According to an industry estimate, in the past 9 months about 80% of the projects launched in Mumbai and National Capital Region (NCR) are positioned as luxury product.
"There are only two ways of making profit, either you increase your volumes or your margins. Developers seem to be taking the easy way out, that is increase their margins by launching only high-end units," added Vakil.
Often, say industry observers, many developers are merely charging premium, over and above the peaked prices, claiming that the project is a luxury project, and hence costs more. Like a well-known developer in Mumbai is selling a two-bedroom apartment at Rs 12,000 per sq ft in Borivali (east), when the going rate is only around Rs 8,500 to Rs 9,000. And more often than not these luxury projects only boast of swimming pools and gymnasiums than anything else.
Another well-known developer is selling one and two-bedroom apartments in Raigharh district outside Mumbai for Rs 5,000 to Rs 6,000 per sq ft claiming that those are luxury projects.
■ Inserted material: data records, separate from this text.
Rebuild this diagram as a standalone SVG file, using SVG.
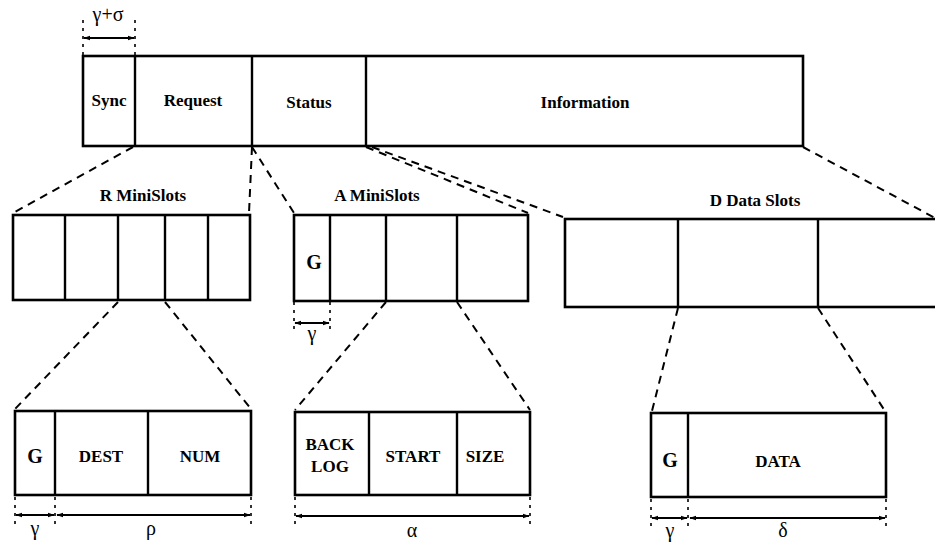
<svg xmlns="http://www.w3.org/2000/svg" width="935" height="544" viewBox="0 0 935 544">
  <defs>
    <marker id="tip" viewBox="0 0 10 10" refX="9" refY="5" markerWidth="7" markerHeight="7" orient="auto-start-reverse" markerUnits="userSpaceOnUse">
      <path d="M0,1.5 L10,5 L0,8.5 Z" fill="#000"/>
    </marker>
    <style>
      .box { fill: #fff; stroke: #000; stroke-width: 2.6; }
      .div { stroke: #000; stroke-width: 2.4; fill: none; }
      .dash { stroke: #000; stroke-width: 2; stroke-dasharray: 8 6; fill: none; }
      .ext { stroke: #000; stroke-width: 1.6; stroke-dasharray: 3 5; fill: none; }
      .dim { stroke: #000; stroke-width: 2; fill: none; }
      .lbl { font-family: "Liberation Serif", "Times New Roman", serif; font-weight: bold; font-size: 17px; text-anchor: middle; fill: #000; }
      .ttl { font-family: "Liberation Serif", "Times New Roman", serif; font-weight: bold; font-size: 17px; text-anchor: middle; fill: #000; }
      .g { font-family: "Liberation Serif", "Times New Roman", serif; font-weight: bold; font-size: 20px; text-anchor: middle; fill: #000; }
      .sym { font-family: "Liberation Serif", "Times New Roman", serif; font-size: 20px; text-anchor: middle; fill: #000; }
    </style>
  </defs>

  <!-- connectors between the frame levels -->
  <g id="connectors">
    <line class="dash" x1="133" y1="147" x2="13" y2="213"/>
    <line class="dash" x1="252" y1="147" x2="249" y2="213"/>
    <line class="dash" x1="252" y1="147" x2="294" y2="213"/>
    <line class="dash" x1="366" y1="147" x2="528" y2="213"/>
    <line class="dash" x1="372" y1="147" x2="563" y2="217"/>
    <line class="dash" x1="803" y1="147" x2="935" y2="218"/>
    <line class="dash" x1="118" y1="302" x2="15" y2="409"/>
    <line class="dash" x1="165" y1="302" x2="251" y2="409"/>
    <line class="dash" x1="386" y1="302" x2="295" y2="410"/>
    <line class="dash" x1="457" y1="302" x2="530" y2="410"/>
    <line class="dash" x1="678" y1="308" x2="652" y2="411"/>
    <line class="dash" x1="818" y1="308" x2="885" y2="411"/>
  </g>

  <!-- top frame -->
  <g id="frame">
    <rect class="box" x="83" y="56" width="720" height="90"/>
    <line class="div" x1="135" y1="56" x2="135" y2="146"/>
    <line class="div" x1="252" y1="56" x2="252" y2="146"/>
    <line class="div" x1="366" y1="56" x2="366" y2="146"/>
    <text class="lbl" x="109" y="106">Sync</text>
    <text class="lbl" x="193" y="106">Request</text>
    <text class="lbl" x="309" y="108">Status</text>
    <text class="lbl" x="585" y="108">Information</text>
    <line class="ext" x1="83" y1="20" x2="83" y2="55"/>
    <line class="ext" x1="135" y1="20" x2="135" y2="55"/>
    <line class="dim" x1="84" y1="38" x2="134" y2="38" marker-start="url(#tip)" marker-end="url(#tip)"/>
    <text class="sym" x="108" y="21">γ+σ</text>
  </g>

  <!-- request minislots -->
  <g id="r-minislots">
    <text class="ttl" x="143" y="201">R MiniSlots</text>
    <rect class="box" x="13" y="215" width="237" height="85"/>
    <line class="div" x1="65" y1="215" x2="65" y2="300"/>
    <line class="div" x1="118" y1="215" x2="118" y2="300"/>
    <line class="div" x1="165" y1="215" x2="165" y2="300"/>
    <line class="div" x1="208" y1="215" x2="208" y2="300"/>
  </g>

  <!-- acknowledgement minislots -->
  <g id="a-minislots">
    <text class="ttl" x="377" y="201">A MiniSlots</text>
    <rect class="box" x="294" y="215" width="234" height="86"/>
    <line class="div" x1="330" y1="215" x2="330" y2="301"/>
    <line class="div" x1="386" y1="215" x2="386" y2="301"/>
    <line class="div" x1="457" y1="215" x2="457" y2="301"/>
    <text class="g" x="314" y="269">G</text>
    <line class="ext" x1="294" y1="302" x2="294" y2="334"/>
    <line class="ext" x1="330" y1="302" x2="330" y2="334"/>
    <line class="dim" x1="295" y1="323" x2="329" y2="323" marker-start="url(#tip)" marker-end="url(#tip)"/>
    <text class="sym" x="312" y="340">γ</text>
  </g>

  <!-- data slots -->
  <g id="d-dataslots">
    <text class="ttl" x="755" y="206">D Data Slots</text>
    <rect class="box" x="565" y="219" width="400" height="88"/>
    <line class="div" x1="678" y1="219" x2="678" y2="307"/>
    <line class="div" x1="818" y1="219" x2="818" y2="307"/>
  </g>

  <!-- request minislot contents -->
  <g id="request-fields">
    <rect class="box" x="15" y="411" width="236" height="84"/>
    <line class="div" x1="55" y1="411" x2="55" y2="495"/>
    <line class="div" x1="148" y1="411" x2="148" y2="495"/>
    <text class="g" x="35" y="463">G</text>
    <text class="lbl" x="101" y="462">DEST</text>
    <text class="lbl" x="200" y="462">NUM</text>
    <line class="ext" x1="15" y1="497" x2="15" y2="528"/>
    <line class="ext" x1="55" y1="497" x2="55" y2="528"/>
    <line class="ext" x1="251" y1="497" x2="251" y2="528"/>
    <line class="dim" x1="16" y1="515" x2="54" y2="515" marker-start="url(#tip)" marker-end="url(#tip)"/>
    <line class="dim" x1="57" y1="515" x2="250" y2="515" marker-start="url(#tip)" marker-end="url(#tip)"/>
    <text class="sym" x="35" y="535">γ</text>
    <text class="sym" x="151" y="535">ρ</text>
  </g>

  <!-- acknowledgement minislot contents -->
  <g id="ack-fields">
    <rect class="box" x="295" y="412" width="235" height="83"/>
    <line class="div" x1="369" y1="412" x2="369" y2="495"/>
    <line class="div" x1="457" y1="412" x2="457" y2="495"/>
    <text class="lbl" x="330" y="450">BACK</text>
    <text class="lbl" x="330" y="472">LOG</text>
    <text class="lbl" x="413" y="462">START</text>
    <text class="lbl" x="485" y="462">SIZE</text>
    <line class="ext" x1="295" y1="497" x2="295" y2="528"/>
    <line class="ext" x1="530" y1="497" x2="530" y2="528"/>
    <line class="dim" x1="296" y1="516" x2="529" y2="516" marker-start="url(#tip)" marker-end="url(#tip)"/>
    <text class="sym" x="412" y="537">α</text>
  </g>

  <!-- data slot contents -->
  <g id="data-fields">
    <rect class="box" x="651" y="413" width="235" height="84"/>
    <line class="div" x1="688" y1="413" x2="688" y2="497"/>
    <text class="g" x="670" y="467">G</text>
    <text class="lbl" x="778" y="467">DATA</text>
    <line class="ext" x1="651" y1="499" x2="651" y2="530"/>
    <line class="ext" x1="688" y1="499" x2="688" y2="530"/>
    <line class="ext" x1="886" y1="499" x2="886" y2="530"/>
    <line class="dim" x1="652" y1="518" x2="687" y2="518" marker-start="url(#tip)" marker-end="url(#tip)"/>
    <line class="dim" x1="690" y1="518" x2="885" y2="518" marker-start="url(#tip)" marker-end="url(#tip)"/>
    <text class="sym" x="670" y="537">γ</text>
    <text class="sym" x="783" y="537">δ</text>
  </g>
</svg>
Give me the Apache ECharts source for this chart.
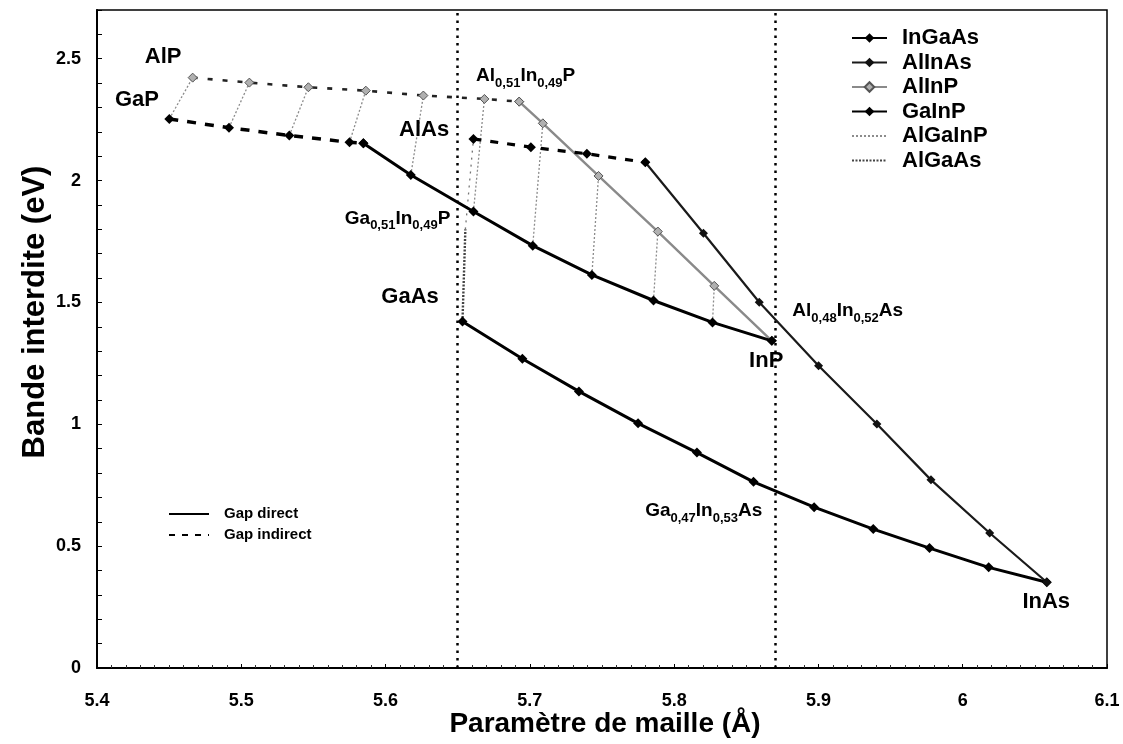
<!DOCTYPE html>
<html>
<head>
<meta charset="utf-8">
<script src="https://cdn.jsdelivr.net/npm/echarts@6/dist/echarts.min.js"></script>
<style>
html,body{margin:0;padding:0;background:#fff;}
#c{width:1123px;height:744px;}
</style>
</head>
<body>
<div id="c"></div>
<script>
// ---- Data ----
const inGaAsX = [5.6533, 5.6948, 5.734, 5.775, 5.8158, 5.855, 5.897, 5.938, 5.977, 6.018, 6.0583];
const inGaAsY = [1.422, 1.269, 1.135, 1.004, 0.884, 0.764, 0.660, 0.570, 0.492, 0.413, 0.352];

const alInAsX = [5.6609, 5.7007, 5.7395, 5.780, 5.8203, 5.859, 5.9001, 5.9405, 5.978, 6.0187, 6.0583];
const alInAsY = [2.171, 2.137, 2.110, 2.075, 1.784, 1.501, 1.240, 1.001, 0.772, 0.554, 0.352];
const alInAsCross = 3;   // index where the gap becomes direct

const alInPX = [5.4663, 5.5056, 5.5465, 5.5863, 5.6262, 5.6685, 5.6926, 5.709, 5.7476, 5.7887, 5.8278, 5.8677];
const alInPY = [2.4225, 2.402, 2.383, 2.369, 2.349, 2.335, 2.324, 2.235, 2.019, 1.791, 1.568, 1.3425];
const alInPCross = 6;

const gaInPX = [5.4501, 5.4915, 5.5333, 5.575, 5.5846, 5.6175, 5.6609, 5.702, 5.743, 5.7857, 5.8266, 5.8677];
const gaInPY = [2.253, 2.217, 2.185, 2.157, 2.153, 2.023, 1.873, 1.733, 1.613, 1.508, 1.418, 1.3425];
const gaInPCross = 4;

// AlGaInP tie lines: GaInP point index -> AlInP point index
const tieGaIdx = [0, 1, 2, 3, 5, 6, 7, 8, 9, 10];
const tieAlIdx = [0, 1, 2, 3, 4, 5, 7, 8, 9, 10];

const alGaAsX = [5.6533, 5.6553, 5.6609];
const alGaAsY = [1.422, 1.80, 2.171];
const alGaAsCross = 1;

const latticeMatched = [5.6533, 5.8687]; // GaAs, InP

const xTicks = {min: 5.4, max: 6.1, step: 0.1};
const yTicks = {min: 0, max: 2.7, step: 0.5};

const legendNames = ['InGaAs', 'AlInAs', 'AlInP', 'GaInP', 'AlGaInP', 'AlGaAs'];
const gapNames = ['Gap direct', 'Gap indirect'];

// annotations: [x, y, text]
const bigLabels = [
  [5.4458, 2.507, 'AlP'],
  [5.4277, 2.331, 'GaP'],
  [5.6267, 2.208, 'AlAs'],
  [5.6170, 1.524, 'GaAs'],
  [5.8638, 1.260, 'InP'],
  [6.0579, 0.272, 'InAs']
];
const compoundLabels = [
  [5.6083, 1.836, '{m|Ga}{s|0,51}{m|In}{s|0,49}{m|P}'],
  [5.6971, 2.420, '{m|Al}{s|0,51}{m|In}{s|0,49}{m|P}'],
  [5.9203, 1.456, '{m|Al}{s|0,48}{m|In}{s|0,52}{m|As}'],
  [5.8205, 0.636, '{m|Ga}{s|0,47}{m|In}{s|0,53}{m|As}']
];

// ---- helpers ----
function pts(xs, ys, a, b) {
  const out = [];
  for (let i = a; i <= b; i++) out.push([xs[i], ys[i]]);
  return out;
}
const FONT = "'Liberation Sans', Arial, Helvetica, sans-serif";

const series = [];
series.push({
  name: 'InGaAs', type: 'line', z: 5,
  data: pts(inGaAsX, inGaAsY, 0, inGaAsX.length - 1),
  lineStyle: {color: '#000', width: 3},
  symbol: 'diamond', symbolSize: 10, itemStyle: {color: '#000'}
});
series.push({
  name: 'AlInAs', type: 'line', z: 5,
  data: pts(alInAsX, alInAsY, alInAsCross, alInAsX.length - 1),
  lineStyle: {color: '#1a1a1a', width: 2.2},
  symbol: 'diamond', symbolSize: 9, itemStyle: {color: '#111'}
});
series.push({
  name: 'AlInAs', type: 'line', z: 5,
  data: pts(alInAsX, alInAsY, 0, alInAsCross),
  lineStyle: {color: '#000', width: 3.2, type: [8, 9]},
  symbol: 'diamond', symbolSize: 10, itemStyle: {color: '#000'}
});
series.push({
  name: 'AlInP', type: 'line', z: 4,
  data: pts(alInPX, alInPY, alInPCross, alInPX.length - 1),
  lineStyle: {color: '#8a8a8a', width: 2.4},
  symbol: 'diamond', symbolSize: 9,
  itemStyle: {color: '#b0b0b0', borderColor: '#555', borderWidth: 1}
});
series.push({
  name: 'AlInP', type: 'line', z: 4,
  data: pts(alInPX, alInPY, 0, alInPCross),
  lineStyle: {color: '#222', width: 2.6, type: [5, 10]},
  symbol: 'diamond', symbolSize: 9,
  itemStyle: {color: '#b0b0b0', borderColor: '#555', borderWidth: 1}
});
series.push({
  name: 'GaInP', type: 'line', z: 5,
  data: pts(gaInPX, gaInPY, gaInPCross, gaInPX.length - 1),
  lineStyle: {color: '#000', width: 3},
  symbol: 'diamond', symbolSize: 10, itemStyle: {color: '#000'}
});
series.push({
  name: 'GaInP', type: 'line', z: 5,
  data: pts(gaInPX, gaInPY, 0, gaInPCross),
  lineStyle: {color: '#000', width: 3.5, type: [9, 9]},
  symbol: 'diamond', symbolSize: 10, itemStyle: {color: '#000'}
});
for (let k = 0; k < tieGaIdx.length; k++) {
  const g = tieGaIdx[k], a = tieAlIdx[k];
  series.push({
    name: 'AlGaInP', type: 'line', z: 2, silent: true,
    data: [[gaInPX[g], gaInPY[g]], [alInPX[a], alInPY[a]]],
    lineStyle: {color: '#8c8c8c', width: 1.3, type: [2, 2]},
    itemStyle: {color: '#8c8c8c'},
    symbol: 'none'
  });
}
series.push({
  name: 'AlGaAs', type: 'line', z: 3, silent: true,
  data: pts(alGaAsX, alGaAsY, 0, alGaAsCross),
  lineStyle: {color: '#444', width: 2.4, type: [2, 1.5]},
  itemStyle: {color: '#444'},
  symbol: 'none'
});
series.push({
  name: 'AlGaAs', type: 'line', z: 3, silent: true,
  data: pts(alGaAsX, alGaAsY, alGaAsCross, alGaAsX.length - 1),
  lineStyle: {color: '#777', width: 1.3, type: [2, 5]},
  itemStyle: {color: '#777'},
  symbol: 'none'
});
series.push({
  name: gapNames[0], type: 'line', data: [], symbol: 'none',
  lineStyle: {color: '#000', width: 3}, itemStyle: {color: '#000'}
});
series.push({
  name: gapNames[1], type: 'line', data: [], symbol: 'none',
  lineStyle: {color: '#000', width: 3.5, type: [6, 7]}, itemStyle: {color: '#000'}
});
series.push({
  name: 'ref', type: 'line', data: [], symbol: 'none', silent: true,
  markLine: {
    silent: true, symbol: ['none', 'none'], label: {show: false},
    lineStyle: {color: '#000', width: 2.5, type: [2.5, 5]},
    data: latticeMatched.map(v => ({xAxis: v}))
  }
});
series.push({
  name: 'labelsBig', type: 'scatter', z: 10, silent: true,
  symbolSize: 0, itemStyle: {opacity: 1, color: '#000'},
  data: bigLabels.map(d => ({value: [d[0], d[1]], name: d[2]})),
  label: {
    show: true, position: 'inside', formatter: p => p.name, opacity: 1,
    color: '#000', fontFamily: FONT, fontWeight: 'bold', fontSize: 22
  }
});
series.push({
  name: 'labelsCompound', type: 'scatter', z: 10, silent: true,
  symbolSize: 0, itemStyle: {opacity: 1, color: '#000'},
  data: compoundLabels.map(d => ({value: [d[0], d[1]], name: d[2]})),
  label: {
    show: true, position: 'inside', formatter: p => p.name, opacity: 1,
    color: '#000', fontFamily: FONT, fontWeight: 'bold',
    rich: {
      m: {fontSize: 19, fontWeight: 'bold', fontFamily: FONT, color: '#000', verticalAlign: 'bottom', padding: [0, 0, 4, 0]},
      s: {fontSize: 13, fontWeight: 'bold', fontFamily: FONT, color: '#000', verticalAlign: 'bottom', padding: [0, 0, 0, 0]}
    }
  }
});

const hideSym = {opacity: 0};
const chart = echarts.init(document.getElementById('c'), null, {renderer: 'canvas'});
chart.setOption({
  animation: false,
  backgroundColor: '#fff',
  textStyle: {fontFamily: FONT},
  grid: {left: 97, right: 16, top: 10, bottom: 76, show: true, borderColor: '#000', borderWidth: 1.5, backgroundColor: 'transparent'},
  xAxis: {
    type: 'value', min: xTicks.min, max: xTicks.max, interval: xTicks.step,
    axisLine: {show: true, onZero: false, lineStyle: {color: '#000', width: 2}},
    axisTick: {show: true, inside: true, length: 4, lineStyle: {color: '#000'}},
    minorTick: {show: true, splitNumber: 10, length: 3, lineStyle: {color: '#333'}},
    splitLine: {show: false},
    axisLabel: {color: '#000', fontSize: 18, fontWeight: 'bold', fontFamily: FONT, margin: 24}
  },
  yAxis: {
    type: 'value', min: yTicks.min, max: yTicks.max, interval: yTicks.step,
    axisLine: {show: true, onZero: false, lineStyle: {color: '#000', width: 2}},
    axisTick: {show: true, inside: true, length: 5, lineStyle: {color: '#000'}},
    minorTick: {show: true, splitNumber: 5, length: 5, lineStyle: {color: '#000'}},
    splitLine: {show: false},
    axisLabel: {color: '#000', fontSize: 18, fontWeight: 'bold', fontFamily: FONT, margin: 16, showMaxLabel: false}
  },
  legend: [{
    data: legendNames.map(n => (n === 'AlGaInP' || n === 'AlGaAs') ? {name: n, itemStyle: hideSym} : {name: n}),
    orient: 'vertical', left: 851, top: 27,
    itemWidth: 35, itemHeight: 12, itemGap: 2.5, padding: 0,
    textStyle: {fontSize: 22, fontWeight: 'bold', color: '#000', fontFamily: FONT, padding: [0, 0, 0, 10], lineHeight: 22},
    selectedMode: false
  }, {
    data: gapNames.map(n => ({name: n, itemStyle: hideSym})),
    orient: 'vertical', left: 168, top: 506,
    itemWidth: 40, itemHeight: 10, itemGap: 5, padding: 0,
    textStyle: {fontSize: 15, fontWeight: 'bold', color: '#000', fontFamily: FONT, padding: [0, 0, 0, 10], lineHeight: 16},
    selectedMode: false
  }],
  graphic: [{
    type: 'text',
    rotation: Math.PI / 2,
    x: 35, y: 312,
    style: {text: 'Bande interdite (eV)', fontSize: 31, fontWeight: 'bold', fontFamily: FONT, fill: '#000', align: 'center', verticalAlign: 'middle'}
  }, {
    type: 'text',
    x: 605, y: 724,
    style: {text: 'Paramètre de maille (Å)', fontSize: 28, fontWeight: 'bold', fontFamily: FONT, fill: '#000', align: 'center', verticalAlign: 'middle'}
  }],
  series: series
});
</script>
</body>
</html>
"The place where these apartments are coming up does not have any transport and falls in a low lying area," said a potential buyer.
According to Cushman & Wakefield's (C&W) annual report "Embracing Change - Scripting the future of Indian Real Estate" major cities in India would see a total demand of 2.3 million units of residential property in next five years. "Of this 16% would be high-end units."
"The rise in interest rates has impacted the affordable housing the most but the high-end segment is relatively better placed," said Anand Gupta, general secretary, Builders' Association of India.
Industry experts say the ready-for-possession luxury projects are witnessing some demand but buyers are hard to come by for the under construction projects.
However, local brokers say that demand for one-bedroom apartments in Mumbai still remain high. "Very few developers are making 1BHKs now, there are only 2BHKs available in the Western suburbs (of Mumbai) and most of these are pegged as luxury projects," said Rajesh Khar, a real estate broker based out of Borivali.
Analysts say that the sales in the coming months are expected to be better due to festive season. "Yet the real test for developers would be post December, around January. That is the period when the volumes started dipping in 2008," added Vakil.